Running parallel to Simi Valley’s central storm drain, the Arroyo Simi Bicycle Path is unlikely to inspire euphoria among cycling purists, even when all seven miles are completed by the end of the summer.
Providing little in the way of aesthetics, the path rolls alongside algae-gurgling water, passes apartment complexes and abandoned shopping carts and occasionally dips underneath concrete bridges. It also offers an unsatisfying ride--the longest continuous section is only 2.2 miles, and cyclists are required to make several dismounts to cross heavily trafficked city streets.
“This path is not for die-hard serious cyclists,” admitted Dmitri Hunt, an administrator who handles the bike path for the city’s Rancho Simi Recreation and Park District.
The path’s utilitarian status, however, is all right with Hunt. One of the region’s first storm-drain bikeways--L.A.'s is still in the planning stages--the path is not designed to delight cycling purists but to encourage people to take bicycles instead of cars on intracity jaunts.
Designated as a Class 1 bike route by the Ventura County Transportation Commission, the path is primarily for commuters going to and from work or school and “for families and people running errands,” Hunt said.
The path does have a basic appeal for recreational riders who live in the area, but it probably doesn’t draw too many cyclists from outside Simi Valley.
“Stopping and dismounting is a hassle,” said Sean Philkins, a 16-year-old rider, “but I still like (the path) pretty much. I just moved (to Simi Valley) from Florida, and there’s nothing even close to this down there.”
Using right of way secured from the Ventura County Flood Control District, Simi Valley has been cobbling the path together for nearly a dozen years. The process has been slow.
“It hasn’t been easy identifying funds for the path,” Hunt said. “Ball fields and picnic areas always seem to take priority.”

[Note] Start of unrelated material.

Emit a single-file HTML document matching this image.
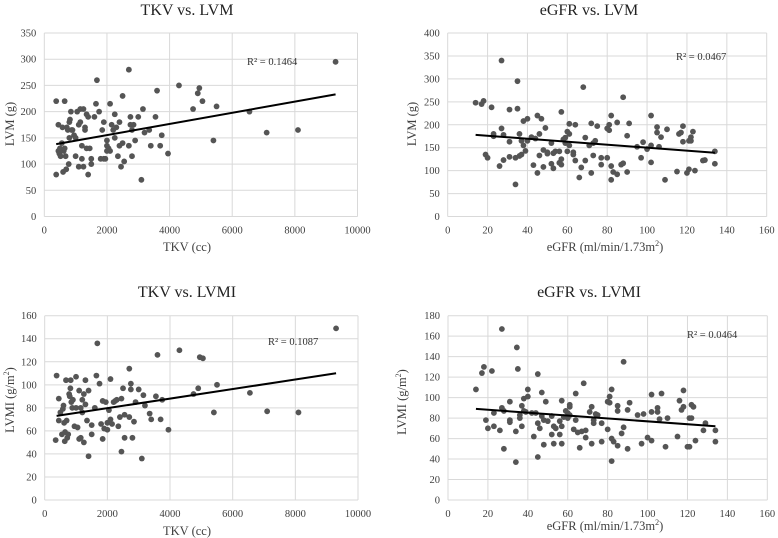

Only about 4.5 miles have been built, but another 2.25 miles are expected to be finished by the fall, creating a route that begins at Madera Road and goes east all the way to Stearns Street.
The bulk of the construction money is a $478,000 grant from Proposition 116, which is supposed to spark interest in alternative forms of transportation in California.
To illustrate how recreation was a minor consideration in building the path, Simi Valley probably got the grant because its bid proposed a 500-foot extension connecting the path to a Metrolink station. The station, which is scheduled to open this fall for rail commuters to Los Angeles, will have storage facilities for bikes.
Because of unreliable measuring devices, Hunt said, the city cannot accurately gauge how many riders currently use the path. When the final sections are done this summer, he projects 2,000 riders a month.
Eventually, the city hopes to add another two miles to the path from Stearns east to Kuehner Drive, which would effectively extend it from one end of Simi Valley to the other.
It’s also feasible to extend the path west into Moorpark, but “that seems a little far off,” Hunt said. “It would involve cooperation with Moorpark and the county.”
Unfortunately, it doesn’t look as if the current path can be diverted under bridges to avoid the detours across main thoroughfares. Only the bridges at First Street had enough clearance to accommodate the path.
“We’re fairly constricted in what we can do,” Hunt said. “But we’re actually fortunate as it is. You can span pretty much the whole valley with only four or five crossings. That’s not too bad.”